The two got to chatting and Morrissey, who was also the president of the spearfishing club at that time, invited Kennedy out for an afternoon of exploring in the waters. He, along with his buddy, Gardner Young, took Kennedy and his two friends — who Morrissey is still confident were actually FBI agents — for two days of fishing, followed by dinner and an evening of nightclubbing.
“I’m going to tell you a bad part about the story, but it’s part of it,” Morrissey said.
“I was going to meet Mr. Kennedy at 8 o’clock the next morning at Lyford Cay and pick him and his friends up, and we were all going to meet. And all I could hear the next morning was, ‘Paging Mr. Morrissey, paging Mr. Morrissey.’
“And I was in this dream, and I kind of came out of it, and I was lying on the floor, with a pillow and a blanket … And all of a sudden it dawned on me that I was supposed to be out at Lyford Cay.
“But see what alcohol does? It robbed me of my intelligence, which I didn’t have much to begin with. So I ran over to the bar, and I answered the phone, and it was Gardner yelling, ‘Terry I thought we were going spearfishing.’ I said, ‘Gardner, call Lyford Cay and tell them I’m running late, I’ll be there 15 minutes.’ So he did, and I drove out there and got Mr. Kennedy, and I didn’t tell him what delayed me. I was only about 20 minutes late, so I was OK.”
What delayed him that time, and many more times in his life, was his addiction to alcohol, one that Morrissey was not able to overcome until years later.
And although he never expressed to Kennedy his internal struggle, it was actually this very experience with Kennedy that Morrissey used as motivation to eventually put the bottle down.
Today, he is proud to say he’s been clean for 41 years.
“You know, when I was doing the Kennedy book, I had trouble, because I was just doing it about my vacation with Bobby Kennedy. I thought it was interesting, but can you use that to help someone?” he said.
“There was one sentence (Kennedy) spoke to me, and I never forgot it. So I wrote (the book) from that perspective. Here’s what I did with Bobby Kennedy, here’s the sentence that he spoke to me that changed my life forever. So I put that part near the back of the book. Then I said to myself, now the book has some value, because if somebody reads this, and they are addicted to alcohol or drugs, they might find an answer in there, as I did. I felt good about it after. Now it’s a worthwhile book.”
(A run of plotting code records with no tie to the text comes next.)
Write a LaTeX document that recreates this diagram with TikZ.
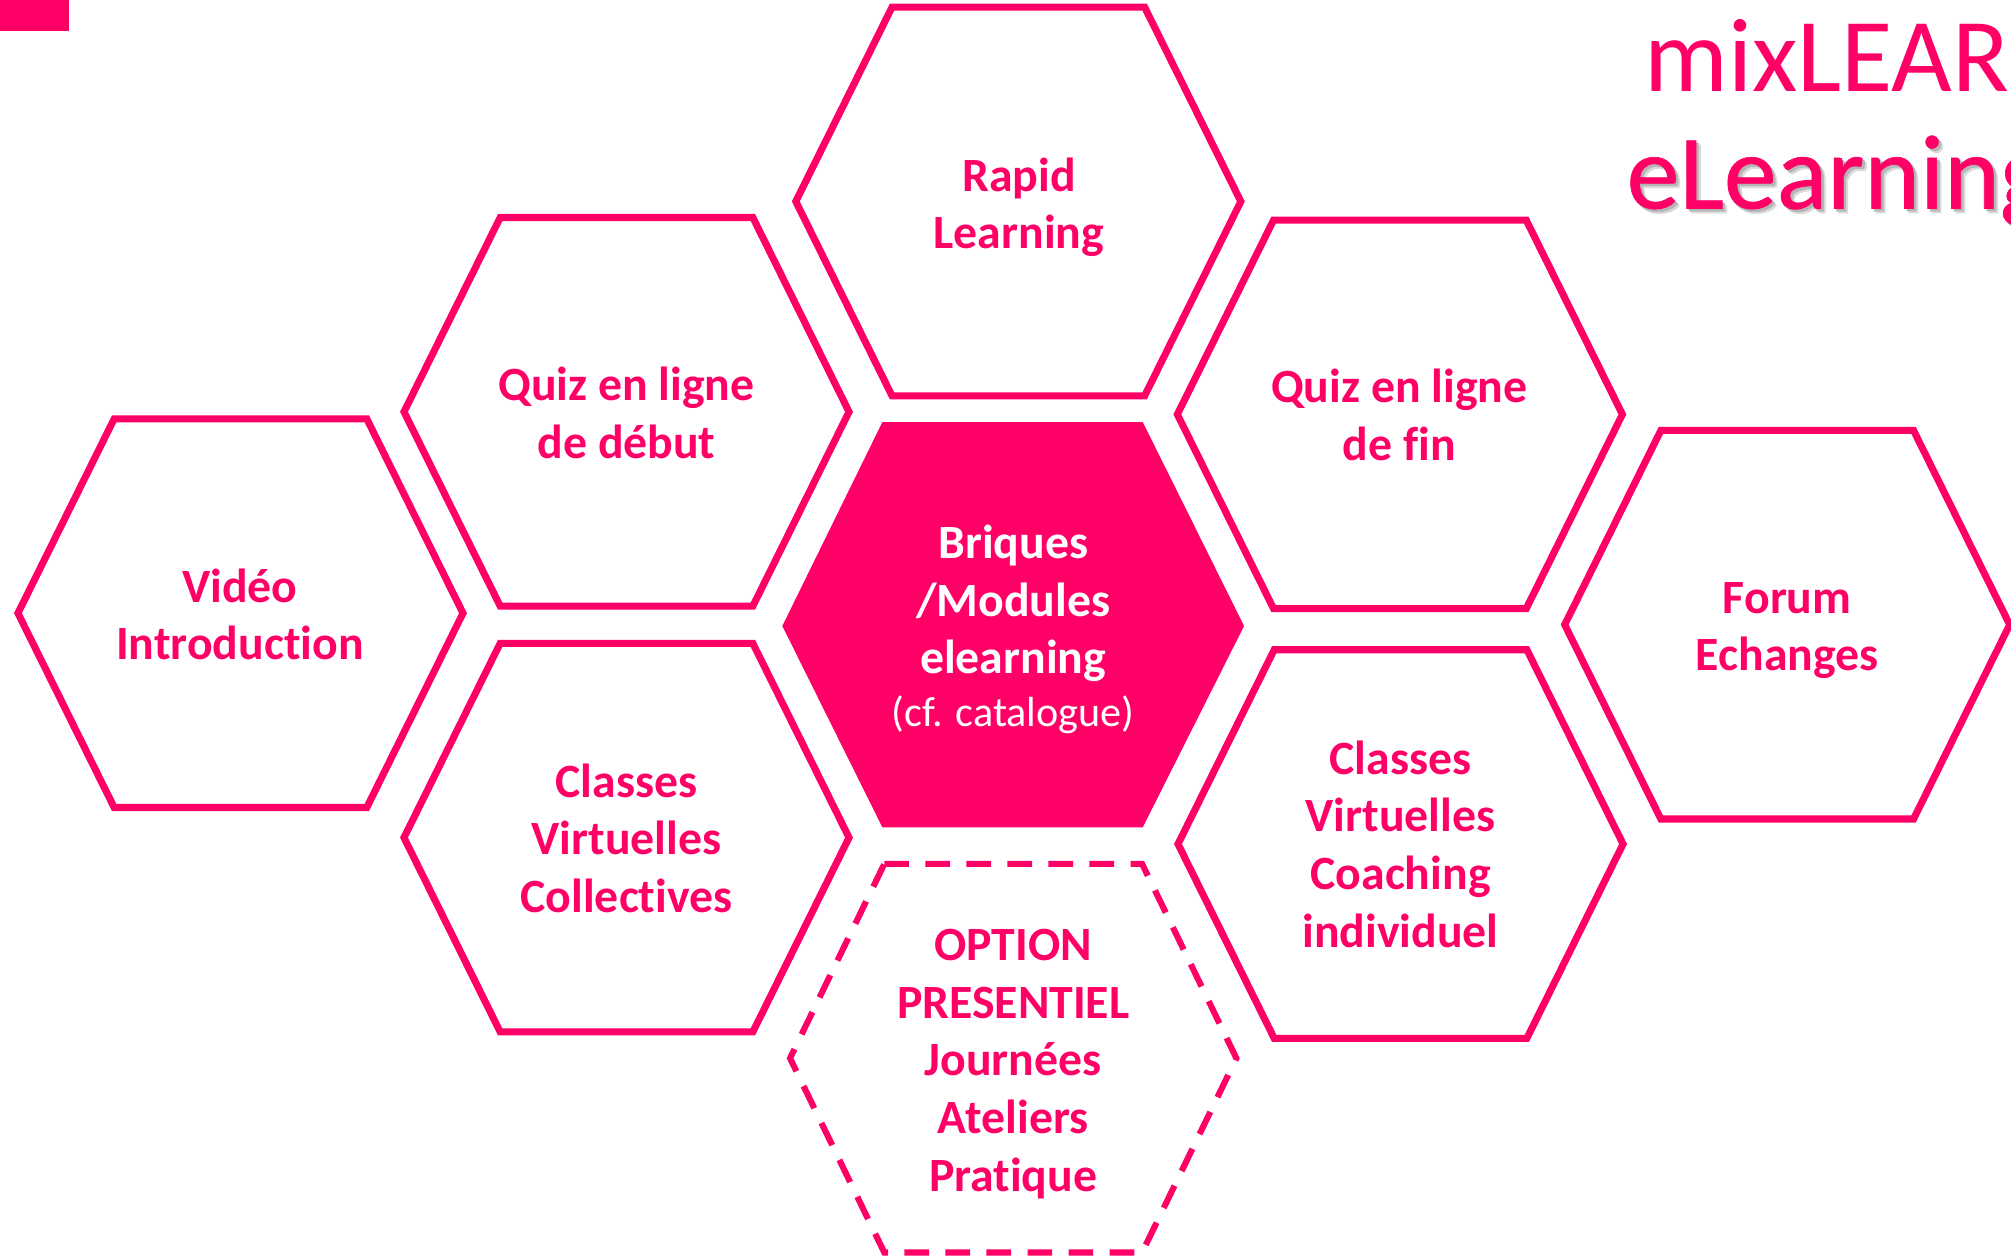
\documentclass[tikz,border=0pt]{standalone}
\usepackage{fontspec}
\setmainfont[Ligatures=NoCommon,Contextuals=NoAlternate]{Carlito}
\newfontfamily\ttlfat[FakeBold=0.6,Ligatures=NoCommon]{Carlito}
\newfontfamily\ttlreg[Ligatures=NoCommon]{Carlito}
\definecolor{mixpink}{HTML}{FF0066}
\definecolor{shadowa}{HTML}{DADADA}
\definecolor{shadowb}{HTML}{B5B5B5}
\tikzset{
  hexa/.style={draw=mixpink,line width=0.11cm,line join=miter},
  hexdash/.style={draw=mixpink,line width=0.095cm,line join=miter,dash pattern=on 0.385cm off 0.255cm},
  lab/.style={align=center,text=mixpink,font=\fontsize{21.2}{25.6}\selectfont\bfseries,inner sep=0pt},
  labw/.style={lab,text=white},
  ttl/.style={anchor=base west,inner sep=0pt,text=mixpink}
}
\newcommand{\hexat}[7]{% style, name, cx, cy(from top), half width, half top, half height
  \coordinate (#2-a) at ({#3-#5},{979-#4});
  \coordinate (#2-b) at ({#3-#6},{979-#4+#7});
  \coordinate (#2-c) at ({#3+#6},{979-#4+#7});
  \coordinate (#2-d) at ({#3+#5},{979-#4});
  \coordinate (#2-e) at ({#3+#6},{979-#4-#7});
  \coordinate (#2-f) at ({#3-#6},{979-#4-#7});
  \draw[#1] (#2-b)--(#2-c)--(#2-d)--(#2-e)--(#2-f)--(#2-a)--cycle;
}
\begin{document}
\begin{tikzpicture}[x=0.02cm,y=0.02cm]
\useasboundingbox (0,0) rectangle (1568,978.6);
\clip (0,0) rectangle (1568,978.6);
\fill[mixpink] (0,954.4) rectangle (54,979);
\hexat{hexa}{rapid}{794}{157.5}{173.5}{98.5}{151.5}
\hexat{hexa}{qdeb}{488.5}{321.5}{173.5}{98.5}{151.5}
\hexat{hexa}{qfin}{1091.5}{323.5}{173.5}{98.5}{151.5}
\hexat{hexa}{video}{187.5}{478.5}{173.5}{98.5}{151.5}
\hexat{hexa}{forum}{1393.5}{487.5}{173.5}{98.5}{151.5}
\hexat{hexa}{classes}{488.5}{653.5}{173.5}{98.5}{151.5}
\hexat{hexa}{coach}{1092}{658.5}{173.5}{98.5}{151.5}
\hexat{hexdash}{opt}{790}{825.5}{174}{100.5}{151.5}
\fill[mixpink] (610,490.5) -- (688,649.5) -- (891,649.5) -- (970,490.5) -- (891,333.5) -- (688,333.5) -- cycle;
\node[lab] (nrapid) at (794.5,817) {Rapid\\Learning};
\node[lab] (nqdeb) at (488.5,656.5) {Quiz en ligne\\de début};
\node[lab] (nqfin) at (1091,655) {Quiz en ligne\\de fin};
\node[lab] (nvideo) at (187,499.5) {Vidéo\\Introduction};
\node[lab] (nforum) at (1393.5,487) {Forum\\Echanges};
\node[lab] (nclasses) at (488.5,325) {Classes\\Virtuelles\\Collectives};
\node[lab] (ncoach) at (1092,320.5) {Classes\\Virtuelles\\Coaching\\individuel};
\node[lab] (nopt) at (790,149) {OPTION\\PRESENTIEL\\Journées\\Ateliers\\Pratique};
\node[labw] (nbriq) at (790,488) {Briques\\/Modules\\elearning\\[-0.08cm]{\fontsize{18.7}{22}\selectfont\mdseries (cf. catalogue)}};
\node[ttl,font=\fontsize{46.5}{56}\selectfont\ttlreg] (t1) at (1282,907) {mixLEARN};
\node[ttl,font=\fontsize{47}{56}\selectfont\ttlfat,text=shadowa] (t2sa) at (1271.5,812.5) {eLearning};
\node[ttl,font=\fontsize{47}{56}\selectfont\ttlfat,text=shadowb] (t2sb) at (1270,814) {eLearning};
\node[ttl,font=\fontsize{47}{56}\selectfont\ttlfat] (t2) at (1268,816) {eLearning};
\end{tikzpicture}
\end{document}
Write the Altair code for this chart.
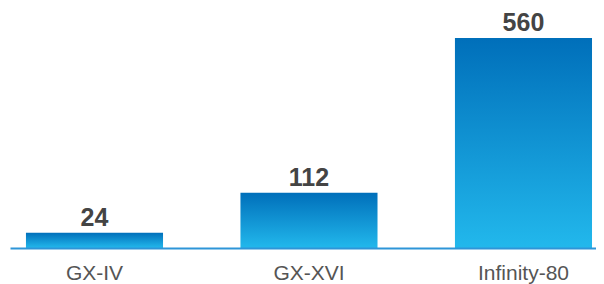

Just what that profound sentence was, Morrissey wouldn’t reveal. But he did say it is something he continues to reflect on today.
A true gentleman
For someone like Kennedy, who spent a lifetime in the public eye, Morrissey says he was most surprised that the politician was a “true gentleman.”
“You know what really amazes me, was how conscious he was of other people,” Morrissey said.
“This nightclub we went to was Peanuts Taylors Drumbeat Club, and he said, ‘Terry do you think Peanuts would join us?’
“I said ‘sure,’ so I went backstage when he was finished playing his drums. And he came to the table, Bobby Kennedy discussed with him what it is like living on the island, did he earn a decent living? All personal questions that would point to Peanuts Taylor and other Bahamians and their standard of living.
“He was just genuinely interested in people’s feelings, which was really nice, I liked that.”
Morrissey, too, was the subject of Kennedy’s interest, as Kennedy directed the same types of questions to him.
“One night after a barbecue there at Lyford Cay, I took a walk on the beach and next thing I know, Kennedy’s right behind me,” Morrissey recalled.
“And he said, ‘Terry I just felt like taking a walk and chatting.’ So we chatted about various things. I even said to him, ‘Mr. Kennedy how come a man of your stature — and I may not have used that exact word — would be even interested in talking to me?’
“I said, ‘we’re so different in our lifestyles.’ And he said, ‘Terry, believe it or not, I was thinking the same thing, why would Terry want to spend time with us?’ Isn’t that amazing?”
Following their vacation, Kennedy even took the time to write to the chairman of the board with Hertz expressing his gratitude for Morrissey’s service, and sent a thank you letter to Morrissey as well.
That letter is framed — along with personal, unpublished photos of the group fishing — and can be found hanging in Morrissey’s living room.
“I’ve had a lot of ups and down in my life, and I’m so thankful,” Morrissey said while looking at the photos.
“I told my neighbour, she’s 87-year-old, she’s up a tree picking apples, and she’s pruning. And I was talking to her, and I said, ‘do you know how blessed we are?’ I said, ‘look at us, where we live, our bills are paid, we don’t have a lot of money in the bank, but the bills are paid, we have a few bucks left over, a roof over our head, a warm bed to sleep in.’
“You can’t help but say, almost every day, I am so darn fortunate. It’s just incredible, actually.”
Although The Final Dive just came out this fall, Morrissey is already well on his way to completing his next book, a collection of poetry.
So far he’s written 140 poems, which all follow the theme of “the storms of life and how to overcome them with words of love.”